Dutch theoretical physicist

Niels A.J. Obers (born March 22, 1966, Nijmegen, Netherlands) is a Dutch theoretical physicist known for his contributions to conformal field theory, string theory, higher-dimensional black holes and holography. He is a Professor of Theoretical Physics at the Niels Bohr Institute, University of Copenhagen, and was Director of Nordita, the Nordic Institute for Theoretical Physics, from 2019 to 2023.

== Early life and education ==
Obers was born in Nijmegen, Netherlands, and received his undergraduate education in physics at Radboud University Nijmegen, graduating cum laude in 1987. He earned an M.A. in physics in 1989 and completed his Ph.D. in theoretical physics at the University of California, Berkeley in 1991 under the supervision of Martin B. Halpern.

== Academic career ==
After his doctorate, Obers held postdoctoral and research positions at the University of Bonn, École Polytechnique, CERN, and Nordita. From 2000 to 2002, he was an assistant professor at Utrecht University and Amsterdam University. In 2002, he joined the Niels Bohr Institute as an associate professor and was promoted to full professor in 2012. He has chaired the Theoretical Particle Physics and Cosmology section and served as Deputy Head and Acting Head of Department. From 2019 to 2023, Obers served as Director of Nordita.

=== Research ===
Obers is known for his work on irrational conformal field theory, non-perturbative dualities in string theory (notably U-duality), and the dynamics of black holes and black branes via the blackfold approach, as well as for developing non-relativistic gravity, string theory, and holography using Newton–Cartan geometry and related non-Lorentzian structures. His research spans a broad range of topics in theoretical high-energy physics and gravitation.

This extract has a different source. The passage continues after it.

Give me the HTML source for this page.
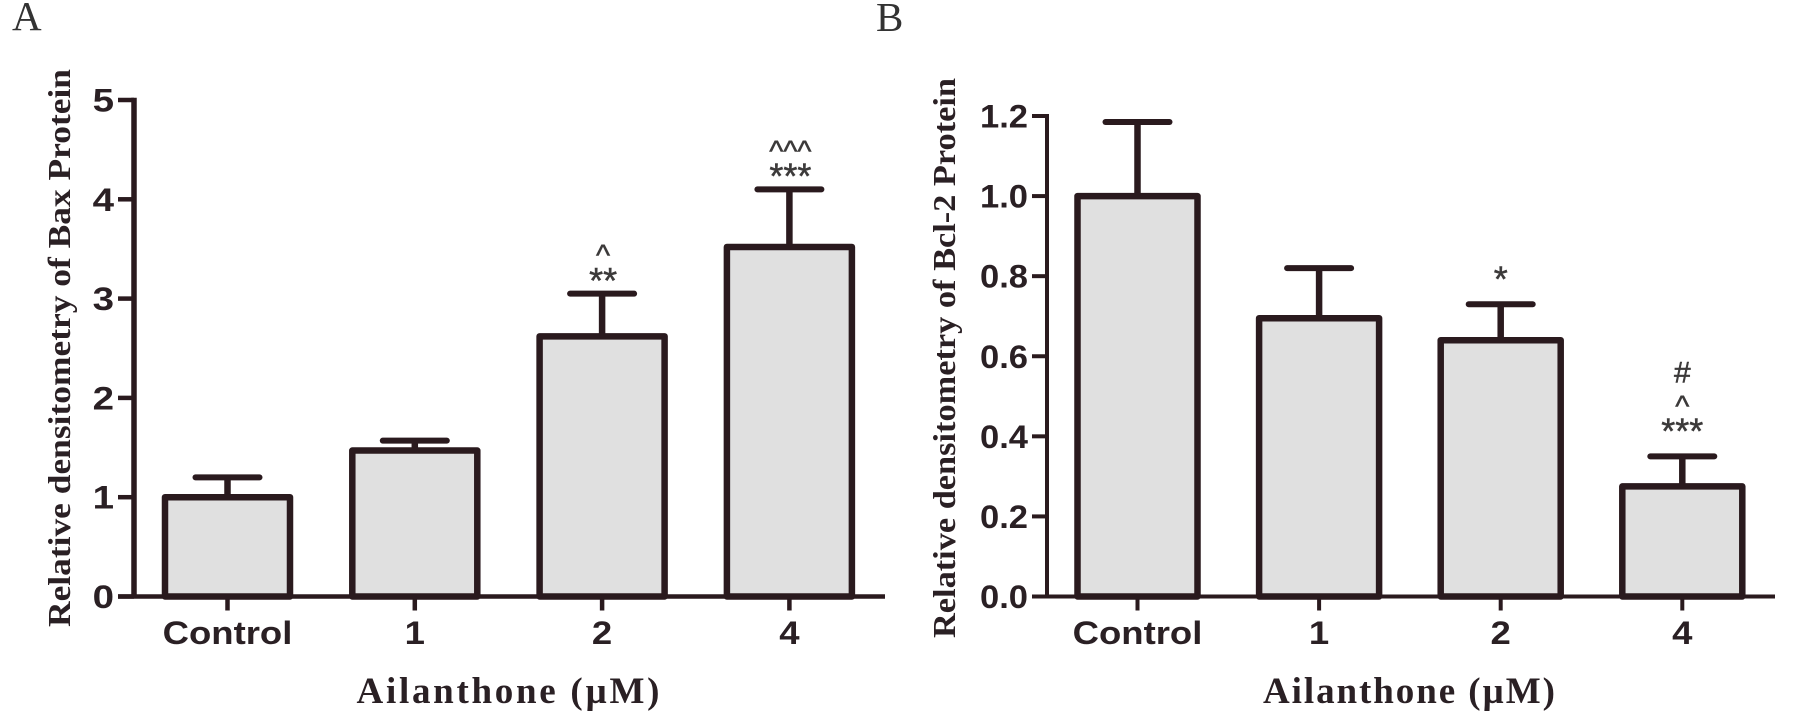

=== Scientific service and grants ===
Obers has been principal investigator or co-investigator on major national and European research grants and has been representative of Denmark for several EU COST actions. He is a co-principal investigator of the Center of Gravity (CoG), a Danish National Research Foundation Center of Excellence hosted at the Niels Bohr Institute since September 2025.

=== Public engagement ===
Obers is active in science outreach and public communication. He has delivered public lectures on black holes, gravitational waves, and cosmology in Denmark and abroad. He has appeared on Danish television and radio, including DR and TV2, and in several podcasts.

He has written several popular science articles in Danish.

=== Selected publications ===
- M.B. Halpern, E. Kiritsis, N.A. Obers, and K. Clubok, "Irrational Conformal Field Theory," Phys. Rep. 265 (1996) 1–144, arXiv:hep-th/9501144
- N.A. Obers and B. Pioline, "U-duality and M-theory," Phys. Rep. 318 (1999) 113–225, arXiv:hep-th/9809039
- T. Harmark, V. Niarchos, and N.A. Obers, "Instabilities of black strings and branes," Class. Quant. Grav. 24 (2007) R1–R90, arXiv:hep-th/0701022
- D. Hansen, J. Hartong, and N.A. Obers, "Action Principle for Newtonian Gravity," Phys. Rev. Lett. 122 (2019) 061106, arXiv:1807.04765
- J. de Boer, J. Hartong, N.A. Obers, W. Sybesma, and S. Vandoren, "Carroll Symmetry, Dark Energy and Inflation," Front. Phys. 10 (2022) 810405, arXiv:2110.02319

A full list of publications is available via INSPIRE.